Transcribe all of the material exactly, except for its pictures.

[Stored dataset items]

○ ○ ○ ○ ○ ○ ○

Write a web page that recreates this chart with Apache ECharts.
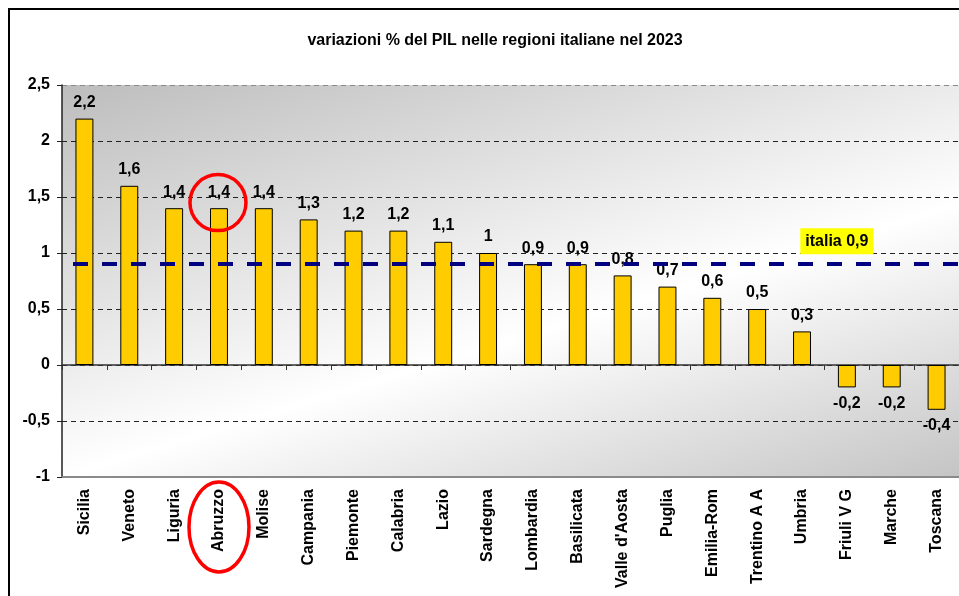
<!DOCTYPE html>
<html lang="it">
<head>
    <meta charset="UTF-8">
    <title>variazioni % del PIL</title>
    <script src="https://cdn.jsdelivr.net/npm/echarts@6/dist/echarts.min.js"></script>
    <style>
        html, body { margin: 0; padding: 0; background: #fff; }
        #chart { width: 959px; height: 596px; }
    </style>
</head>
<body>
<div id="chart"></div>
<script type="text/javascript">
    // dati
    var regioni = ['Sicilia', 'Veneto', 'Liguria', 'Abruzzo', 'Molise', 'Campania', 'Piemonte',
        'Calabria', 'Lazio', 'Sardegna', 'Lombardia', 'Basilicata', "Valle d'Aosta", 'Puglia',
        'Emilia-Rom', 'Trentino A A', 'Umbria', 'Friuli V G', 'Marche', 'Toscana'];
    var variazioni = [2.2, 1.6, 1.4, 1.4, 1.4, 1.3, 1.2, 1.2, 1.1, 1.0, 0.9, 0.9, 0.8, 0.7,
        0.6, 0.5, 0.3, -0.2, -0.2, -0.4];
    var italia = 0.9;
    var yTicks = [-1, -0.5, 0, 0.5, 1, 1.5, 2, 2.5];

    var font = 'Liberation Sans, Arial, sans-serif';
    function virgola(v) { return String(v).replace('.', ','); }

    var barData = variazioni.map(function (v) {
        return { value: v, label: { position: v < 0 ? 'bottom' : 'top' } };
    });

    var myChart = echarts.init(document.getElementById('chart'));

    var option = {
        animation: false,
        backgroundColor: '#ffffff',
        title: {
            text: 'variazioni % del PIL nelle regioni italiane nel 2023',
            left: 490,
            textAlign: 'center',
            top: 28,
            textStyle: { fontFamily: font, fontSize: 16, fontWeight: 'bold', color: '#000' }
        },
        grid: {
            left: 62, top: 85, width: 900, height: 392,
            show: true,
            borderWidth: 0,
            backgroundColor: new echarts.graphic.LinearGradient(0, 0, 0.243, 1.83, [
                { offset: 0, color: '#bdbdbd' },
                { offset: 0.5, color: '#ffffff' },
                { offset: 0.85, color: '#c4c4c4' },
                { offset: 1, color: '#b4b4b4' }
            ])
        },
        xAxis: [{
            type: 'category',
            data: regioni,
            axisLine: { onZero: true, lineStyle: { color: '#333', width: 1.5 } },
            axisTick: { show: true, interval: 0, length: 5, lineStyle: { color: '#333' } },
            axisLabel: { show: false, interval: 0 },
            splitLine: { show: false }
        }, {
            type: 'category',
            data: regioni,
            position: 'bottom',
            axisLine: { onZero: false, lineStyle: { color: '#8a8a8a', width: 2 } },
            axisTick: { show: false },
            axisLabel: {
                rotate: 90, margin: 12, interval: 0,
                fontFamily: font, fontSize: 16, fontWeight: 'bold', color: '#000'
            }
        }],
        yAxis: {
            type: 'value',
            min: yTicks[0],
            max: yTicks[yTicks.length - 1],
            interval: 0.5,
            axisLine: { show: true, lineStyle: { color: '#222', width: 1.5 } },
            axisTick: { show: true, length: 5, lineStyle: { color: '#222' } },
            axisLabel: {
                margin: 12,
                fontFamily: font, fontSize: 16, fontWeight: 'bold', color: '#000',
                formatter: function (v) { return virgola(v); }
            },
            splitLine: {
                show: true,
                lineStyle: {
                    color: ['#8a8a8a', '#222', '#222', '#222', '#222', '#222', '#222', '#8a8a8a'],
                    type: [5, 4],
                    width: 1
                }
            }
        },
        series: [{
            type: 'bar',
            data: barData,
            xAxisIndex: 0,
            barWidth: '40%',
            itemStyle: { color: '#ffcc00', borderColor: '#000', borderWidth: 1 },
            label: {
                show: true,
                distance: 8,
                fontFamily: font, fontSize: 16, fontWeight: 'bold', color: '#000',
                formatter: function (p) { return virgola(p.value); }
            },
            markLine: {
                silent: true,
                symbol: 'none',
                label: { show: false },
                lineStyle: { color: '#000080', width: 4, type: [15, 14], dashOffset: 18 },
                data: [{ yAxis: italia }]
            },
            markPoint: {
                silent: true,
                symbol: 'circle',
                symbolSize: 0,
                data: [{ coord: [17, italia] }],
                label: {
                    show: true,
                    position: 'inside',
                    offset: [-10, -23],
                    formatter: 'italia ' + virgola(italia),
                    backgroundColor: '#ffff00',
                    padding: [5, 5, 5, 5],
                    fontFamily: font, fontSize: 16, fontWeight: 'bold', color: '#000'
                }
            }
        }]
    };

    myChart.setOption(option);

    // cerchi rossi di evidenziazione su Abruzzo
    var pVal = myChart.convertToPixel({ xAxisIndex: 0, yAxisIndex: 0 }, ['Abruzzo', 1.45]);
    var pCat = myChart.convertToPixel({ xAxisIndex: 1, yAxisIndex: 0 }, ['Abruzzo', -1]);
    myChart.setOption({
        graphic: [{
            type: 'rect',
            shape: { x: 9, y: 9, width: 1000, height: 1000 },
            style: { fill: 'none', stroke: '#000', lineWidth: 2 },
            silent: true
        }, {
            type: 'circle',
            shape: { cx: pVal[0] - 1, cy: pVal[1], r: 28 },
            style: { fill: 'none', stroke: '#ff0000', lineWidth: 3.5 },
            silent: true, z: 100
        }, {
            type: 'ellipse',
            shape: { cx: pCat[0], cy: pCat[1] + 50, rx: 30, ry: 45 },
            style: { fill: 'none', stroke: '#ff0000', lineWidth: 3.5 },
            silent: true, z: 100
        }]
    });
</script>
</body>
</html>
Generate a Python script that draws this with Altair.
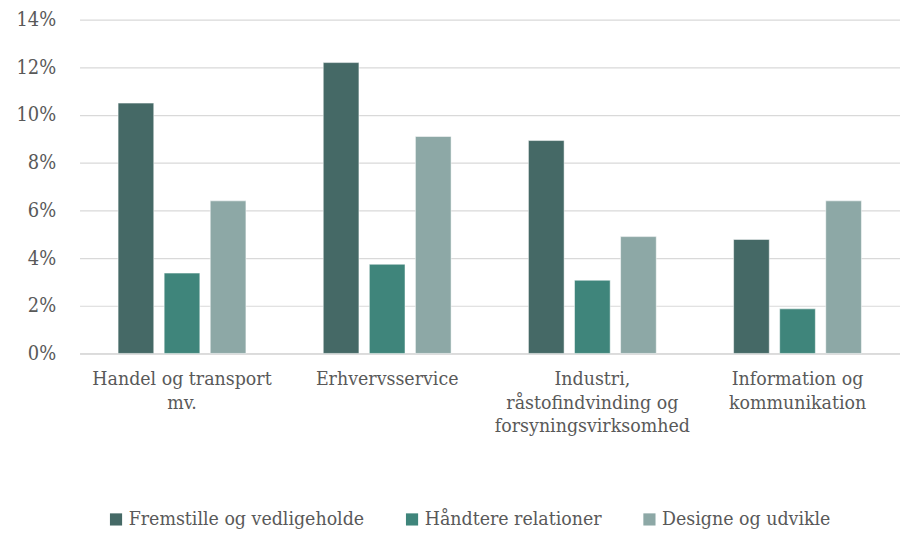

○ ○ ○ ○ ○ ○ ○

▶ _Solution for this task_:
Write a web page that recreates this chart with Apache ECharts.
<!DOCTYPE html>
<html lang="it">
<head>
    <meta charset="UTF-8">
    <title>variazioni % del PIL</title>
    <script src="https://cdn.jsdelivr.net/npm/echarts@6/dist/echarts.min.js"></script>
    <style>
        html, body { margin: 0; padding: 0; background: #fff; }
        #chart { width: 959px; height: 596px; }
    </style>
</head>
<body>
<div id="chart"></div>
<script type="text/javascript">
    // dati
    var regioni = ['Sicilia', 'Veneto', 'Liguria', 'Abruzzo', 'Molise', 'Campania', 'Piemonte',
        'Calabria', 'Lazio', 'Sardegna', 'Lombardia', 'Basilicata', "Valle d'Aosta", 'Puglia',
        'Emilia-Rom', 'Trentino A A', 'Umbria', 'Friuli V G', 'Marche', 'Toscana'];
    var variazioni = [2.2, 1.6, 1.4, 1.4, 1.4, 1.3, 1.2, 1.2, 1.1, 1.0, 0.9, 0.9, 0.8, 0.7,
        0.6, 0.5, 0.3, -0.2, -0.2, -0.4];
    var italia = 0.9;
    var yTicks = [-1, -0.5, 0, 0.5, 1, 1.5, 2, 2.5];

    var font = 'Liberation Sans, Arial, sans-serif';
    function virgola(v) { return String(v).replace('.', ','); }

    var barData = variazioni.map(function (v) {
        return { value: v, label: { position: v < 0 ? 'bottom' : 'top' } };
    });

    var myChart = echarts.init(document.getElementById('chart'));

    var option = {
        animation: false,
        backgroundColor: '#ffffff',
        title: {
            text: 'variazioni % del PIL nelle regioni italiane nel 2023',
            left: 490,
            textAlign: 'center',
            top: 28,
            textStyle: { fontFamily: font, fontSize: 16, fontWeight: 'bold', color: '#000' }
        },
        grid: {
            left: 62, top: 85, width: 900, height: 392,
            show: true,
            borderWidth: 0,
            backgroundColor: new echarts.graphic.LinearGradient(0, 0, 0.243, 1.83, [
                { offset: 0, color: '#bdbdbd' },
                { offset: 0.5, color: '#ffffff' },
                { offset: 0.85, color: '#c4c4c4' },
                { offset: 1, color: '#b4b4b4' }
            ])
        },
        xAxis: [{
            type: 'category',
            data: regioni,
            axisLine: { onZero: true, lineStyle: { color: '#333', width: 1.5 } },
            axisTick: { show: true, interval: 0, length: 5, lineStyle: { color: '#333' } },
            axisLabel: { show: false, interval: 0 },
            splitLine: { show: false }
        }, {
            type: 'category',
            data: regioni,
            position: 'bottom',
            axisLine: { onZero: false, lineStyle: { color: '#8a8a8a', width: 2 } },
            axisTick: { show: false },
            axisLabel: {
                rotate: 90, margin: 12, interval: 0,
                fontFamily: font, fontSize: 16, fontWeight: 'bold', color: '#000'
            }
        }],
        yAxis: {
            type: 'value',
            min: yTicks[0],
            max: yTicks[yTicks.length - 1],
            interval: 0.5,
            axisLine: { show: true, lineStyle: { color: '#222', width: 1.5 } },
            axisTick: { show: true, length: 5, lineStyle: { color: '#222' } },
            axisLabel: {
                margin: 12,
                fontFamily: font, fontSize: 16, fontWeight: 'bold', color: '#000',
                formatter: function (v) { return virgola(v); }
            },
            splitLine: {
                show: true,
                lineStyle: {
                    color: ['#8a8a8a', '#222', '#222', '#222', '#222', '#222', '#222', '#8a8a8a'],
                    type: [5, 4],
                    width: 1
                }
            }
        },
        series: [{
            type: 'bar',
            data: barData,
            xAxisIndex: 0,
            barWidth: '40%',
            itemStyle: { color: '#ffcc00', borderColor: '#000', borderWidth: 1 },
            label: {
                show: true,
                distance: 8,
                fontFamily: font, fontSize: 16, fontWeight: 'bold', color: '#000',
                formatter: function (p) { return virgola(p.value); }
            },
            markLine: {
                silent: true,
                symbol: 'none',
                label: { show: false },
                lineStyle: { color: '#000080', width: 4, type: [15, 14], dashOffset: 18 },
                data: [{ yAxis: italia }]
            },
            markPoint: {
                silent: true,
                symbol: 'circle',
                symbolSize: 0,
                data: [{ coord: [17, italia] }],
                label: {
                    show: true,
                    position: 'inside',
                    offset: [-10, -23],
                    formatter: 'italia ' + virgola(italia),
                    backgroundColor: '#ffff00',
                    padding: [5, 5, 5, 5],
                    fontFamily: font, fontSize: 16, fontWeight: 'bold', color: '#000'
                }
            }
        }]
    };

    myChart.setOption(option);

    // cerchi rossi di evidenziazione su Abruzzo
    var pVal = myChart.convertToPixel({ xAxisIndex: 0, yAxisIndex: 0 }, ['Abruzzo', 1.45]);
    var pCat = myChart.convertToPixel({ xAxisIndex: 1, yAxisIndex: 0 }, ['Abruzzo', -1]);
    myChart.setOption({
        graphic: [{
            type: 'rect',
            shape: { x: 9, y: 9, width: 1000, height: 1000 },
            style: { fill: 'none', stroke: '#000', lineWidth: 2 },
            silent: true
        }, {
            type: 'circle',
            shape: { cx: pVal[0] - 1, cy: pVal[1], r: 28 },
            style: { fill: 'none', stroke: '#ff0000', lineWidth: 3.5 },
            silent: true, z: 100
        }, {
            type: 'ellipse',
            shape: { cx: pCat[0], cy: pCat[1] + 50, rx: 30, ry: 45 },
            style: { fill: 'none', stroke: '#ff0000', lineWidth: 3.5 },
            silent: true, z: 100
        }]
    });
</script>
</body>
</html>
Generate a Python script that draws this with Altair.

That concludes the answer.